12. The assembly of claim 11, wherein the second interface surface includes a pair of second interface surfaces spaced from one another and the processor further instructs the shaping assembly to remove material from each of the second interface surfaces until the second interface surfaces each match one of the digital profiles of the pair of first interface surfaces.

13. A method of joining a first part to a second part, comprising:

providing the first part and locating a first interface surface where the first part will be connected to the second part;

providing the second part and locating a second interface surface where the second part will be connected to the first interface surface;

scanning the first interface surface and developing a digital profile;

saving the digital profile on a memory device;

accessing the digital profile and instructing a shaping assembly to remove material from the second interface surface to form a shape corresponding to the digital profile;

contacting the first interface surface and the second interface surface; and

welding the first interface surface to the second interface surface.

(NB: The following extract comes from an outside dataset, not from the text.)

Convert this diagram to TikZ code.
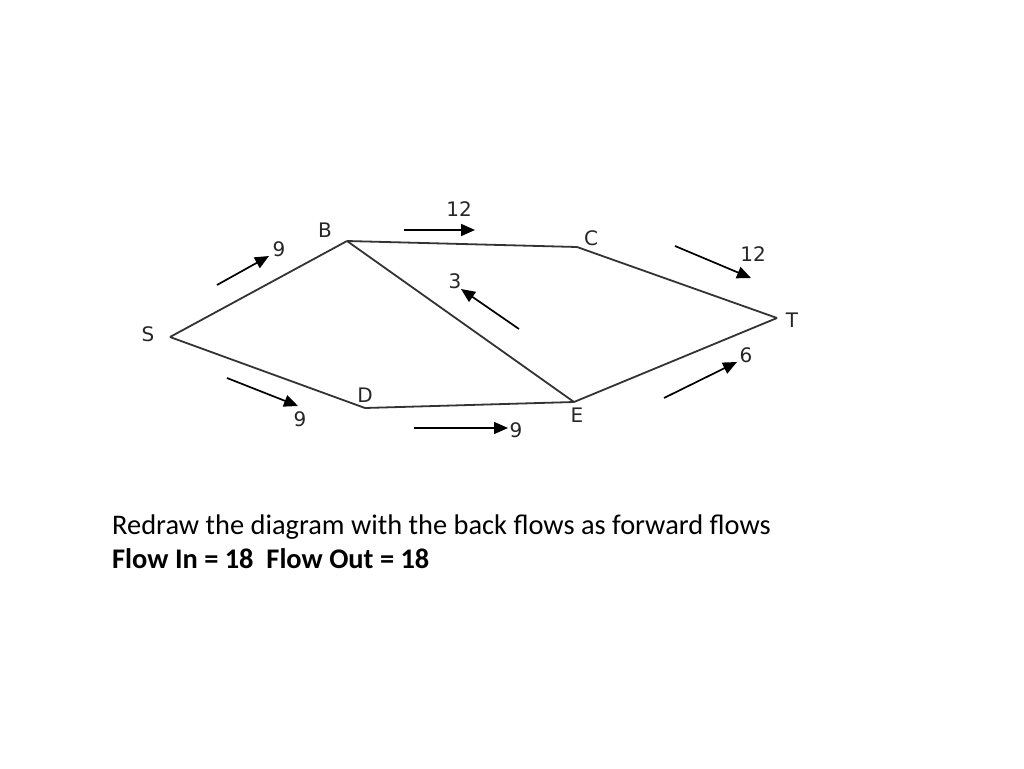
\documentclass[tikz,border=0pt]{standalone}
\usepackage{fontspec}
\setmainfont{Carlito}
\newfontfamily\lblfont{DejaVu Sans}
\usetikzlibrary{arrows.meta}
\begin{document}
\begin{tikzpicture}[x=1pt,y=-1pt,
  edge/.style={draw=black!80,line width=1.8pt},
  flow/.style={draw=black,line width=1.7pt,-{Triangle[length=14pt,width=12pt]}},
  vlbl/.style={font=\lblfont\fontsize{20}{20}\selectfont,inner sep=0pt,text=black!85},
  caption/.style={anchor=base west,inner sep=0pt,font=\fontsize{28.4}{32}\selectfont}]
\useasboundingbox (0,0) rectangle (1024,768);
% vertices
\coordinate (S) at (170,337);
\coordinate (B) at (347,241);
\coordinate (C) at (577,247);
\coordinate (T) at (777,318);
\coordinate (E) at (574,402);
\coordinate (D) at (365,408);
% edges
\draw[edge] (S) -- (B);
\draw[edge] (S) -- (D);
\draw[edge] (B) -- (C);
\draw[edge] (B) -- (E);
\draw[edge] (C) -- (T);
\draw[edge] (D) -- (E);
\draw[edge] (E) -- (T);
% vertex labels
\node[vlbl] (Sl) at (148,334) {S};
\node[vlbl] (Bl) at (325,230) {B};
\node[vlbl] (Cl) at (591,238) {C};
\node[vlbl] (Tl) at (792,320) {T};
\node[vlbl] (El) at (577,415) {E};
\node[vlbl] (Dl) at (365,395) {D};
% flow arrows
\coordinate (sb1) at (217,285); \coordinate (sb2) at (269,256);
\coordinate (sd1) at (227,378); \coordinate (sd2) at (298,406);
\coordinate (bc1) at (404,230); \coordinate (bc2) at (475,230);
\coordinate (eb1) at (519,329); \coordinate (eb2) at (461,289);
\coordinate (ct1) at (675,246); \coordinate (ct2) at (751,278);
\coordinate (de1) at (414,428); \coordinate (de2) at (508,428);
\coordinate (et1) at (664,398); \coordinate (et2) at (737,362);
\draw[flow] (sb1) -- (sb2);
\draw[flow] (sd1) -- (sd2);
\draw[flow] (bc1) -- (bc2);
\draw[flow] (eb1) -- (eb2);
\draw[flow] (ct1) -- (ct2);
\draw[flow] (de1) -- (de2);
\draw[flow] (et1) -- (et2);
% flow labels
\node[vlbl] (fsb) at (279,249) {9};
\node[vlbl] (fsd) at (300,419) {9};
\node[vlbl] (fbc) at (459,209) {12};
\node[vlbl] (feb) at (455,281) {3};
\node[vlbl] (fct) at (753,254) {12};
\node[vlbl] (fde) at (516,430) {9};
\node[vlbl] (fet) at (746,355) {6};
% caption
\node[caption] (cap1) at (112,534) {Redraw the diagram with the back flows as forward flows};
\node[caption] (cap2) at (112,568) {\bfseries Flow In = 18\ \ Flow Out = 18};
\end{tikzpicture}
\end{document}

14. The method of claim 13, wherein the step of welding the first interface surface to the second interface surface includes accessing the digital profile and instructing a welding assembly to weld along a pattern corresponding to the digital profile.

15. The method of claim 14, wherein the welding assembly includes a robotic arm and welding machine and the step of welding along a pattern includes moving the robotic arm to direct the welding machine.

16. The method of claim 13, wherein the step of shaping includes one of milling or cutting.

17. The method of claim 16, wherein the shaping assembly includes a robotic arm being instructed by the processor.

18. The method of claim 17, wherein the shaping assembly further includes a shaping instrument attached to and guided by the robotic arm.

19. The method of claim 18, wherein the welding assembly includes a welding machine attached to the robotic arm.

20. The method of claim 13, further including saving and storing the digital profile for repeated use.